Mis en ligne le 01.07.2013 à 15:11

Philippe Kenel

Une des caractéristiques du gouvernement français de ces dernières années est de considérer que tous les problèmes de la France sont dus à ses voisins. Si ses ministres fraudent, c’est à cause des pays qui accueillent l’argent non déclaré, si les riches français étouffés par les impôts quittent la France, c’est à cause de ses voisins qui les accueillent, si le Front national ne cesse de gagner du terrain dans la vie politique française, c’est à cause du Président de la Commission européenne, etc, etc. Je suis étonné de ne pas encore avoir vu un coupable étranger désigné dans l’affaire Tapie… La conséquence de cette attitude est que le gouvernement français ne cesse d’ouvrir le feu sur ses voisins. Cette manière de faire est grave de la part d’un Etat qui prétend être l’un des moteurs de l’Europe unie. En effet, il traduit une incapacité à gérer les relations avec les autres Etats de manière cordiale et négociée, ce qui est l’un des fondamentaux de la construction européenne. En agissant de la sorte, les socialistes nourrissent le nationalisme français avec tous les dangers que cela comporte.

Dans cette optique, la décision du gouvernement français de ne pas dénoncer la convention conclue en 1953 entre la Suisse et la France en matière de successions est une bonne nouvelle. Elle laisse peut-être entrevoir une volonté de la France de continuer à vivre en paix avec ses voisins et non pas de rompre des pratiques vieilles de plus de cinquante ans.
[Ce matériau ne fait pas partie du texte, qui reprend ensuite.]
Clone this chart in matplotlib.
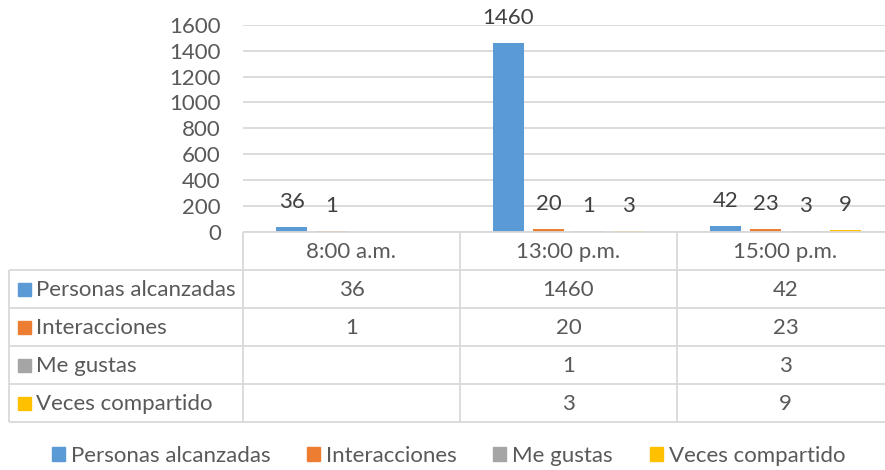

Car c’est bien ce qu’a tenté de faire la France cette dernière année avec la Suisse. En effet, en menaçant de dénoncer la convention de double imposition précitée de 1953, elle voulait mettre fin à une pratique ayant fonctionné depuis soixante ans. De même, en mettant fin, de manière totalement illégale, à la pratique du « forfait majoré » résultant des accords entre les autorités fiscales suisse et française datant de 1967, le gouvernement Hollande a violé, sans même en informer les autorités helvétiques, un accord de plus de quarante-cinq ans.

En décidant de ne pas rompre la convention avant la fin du mois de juin 2013 pour le 31 décembre 2013, j’ose espérer que cette manière de faire permet d’entrevoir un changement d’attitude de la part de la France. J’émets encore quelques doutes dans la mesure où je ne sais pas exactement ce que le Conseil fédéral a promis à la France en contrepartie de cette non résiliation de la convention. Le Conseil fédéral s’est-il engagé à conclure un accord correspondant dans les grandes lignes à celui qui a été rendu public au courant de l’été 2012 ?

Si tel est le cas, le Conseil fédéral risque de voir cette Lex Gauliana se voir retoquer par le parlement au même titre que la Lex Americana au mois de juin 2013. Car, en effet, accepter de souscrire à une imposition en France des successions de personnes domiciliées en Suisse au moment de leur décès revient à légitimer l’application en Suisse de l’article 750 ter du Code général des impôts français. En d’autres termes, c’est accepter en Suisse l’application d’une disposition de droit français qui, de plus, prévoit l’imposition en France des immeubles situés en Suisse. Signer un accord de ce type avec la France serait téméraire dans la mesure où le Conseil national à une forte majorité a voté le 19 juin 2013 une motion demandant au Conseil fédéral de ne pas conclure de convention prévoyant l’imposition en France d’immeubles situés en Suisse.

La politique du Conseil fédéral doit consister à ne pas fermer la porte aux autorités françaises en vue de la renégociation de la convention de 1953, mais elle ne doit en aucun cas signer un document qui prévoit l’imposition en France des successions de personnes domiciliées en Suisse si un héritier est domicilié en France. La Suisse a jusqu’au 30 juin 2014 pour mener à chef ces négociations. En effet, ce jour est la date butoir pour la France si elle veut dénoncer la convention actuelle pour le 31 décembre 2014. Le Conseil fédéral pourrait notamment accepter le fait que les immeubles détenus en SCI par des personnes domiciliées en Suisse soient imposées non plus en Suisse, mais en France, ce qui correspondrait aux recommandations de l’OCDE.

Toute attitude contraire de notre gouvernement serait un camouflet au parlement qui au mois de juin 2013 a dit clairement non à la Lex Americana et non à la Lex Gauliana.